Yashwant Sinha not best candidate for President's post: CPI(M) MP Ranjan Bhattacharya

Ranjan Bhattacharya said that some other candidate could have been chosen who would have been more acceptable

June 24, 2022 04:46 am | Updated 04:46 pm IST - KOLKATA:

Bikash Ranjan Bhattacharya. File.

Bikash Ranjan Bhattacharya. File. | Photo Credit: S. Ramesh Kurup

Yashwant Sinha is not the "best candidate" for the post of President but it has to be accepted for the sake of opposition unity, CPI(M)'s lone MP from West Bengal Bikash Ranjan Bhattacharya said on June 24.

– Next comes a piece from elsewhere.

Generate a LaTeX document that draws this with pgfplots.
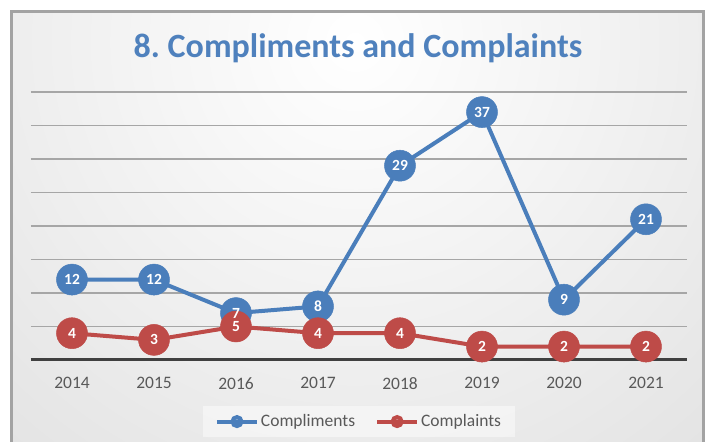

Expressing his reservation about the candidature of Mr. Sinha, who has been in the BJP and the Trinamool Congress, Mr. Bhattacharya said that some other candidate could have been chosen who would have been more acceptable.

"I am unhappy with the candidate selection," he said, hastening to add that it does not mean that the decision to fight the presidential election was wrong.

Several opposition parties, including the Congress, TMC and the Left, have come together to put up Mr. Sinha as their candidate for the election against the BJP-led NDA's Droupadi Murmu.

Mr. Bhattacharya, a Rajya Sabha MP, said that for the sake of larger opposition unity, Mr. Sinha's candidature had to be accepted, but it would have been good to have a "better" candidate.

"He (Sinha) is not the best candidate," Mr. Bhattacharya, a former advocate general of Tripura and an ex-mayor of Kolkata, said.

He said that the Left parties, however, cannot be a divider of the opposition unity and have to fight unitedly.

"Given that the strength of the Left is so low we have to agree to other parties' opinion," Mr. Bhattacharya said.

The CPI(M)-led Left Front does not have any seat in the West Bengal assembly or in the Lok Sabha from the state.

The CPI(M)'s strength in Lok Sabha is three, CPI's two and RSP's one. In the Rajya Sabha, CPI(M) has five seats, while the CPI has two.

Mr. Sinha is a former Minister in the Atal Bihari Vajpayee cabinet and joined the Trinamool Congress in March 2021, which he quit a few days back to contest the presidential election.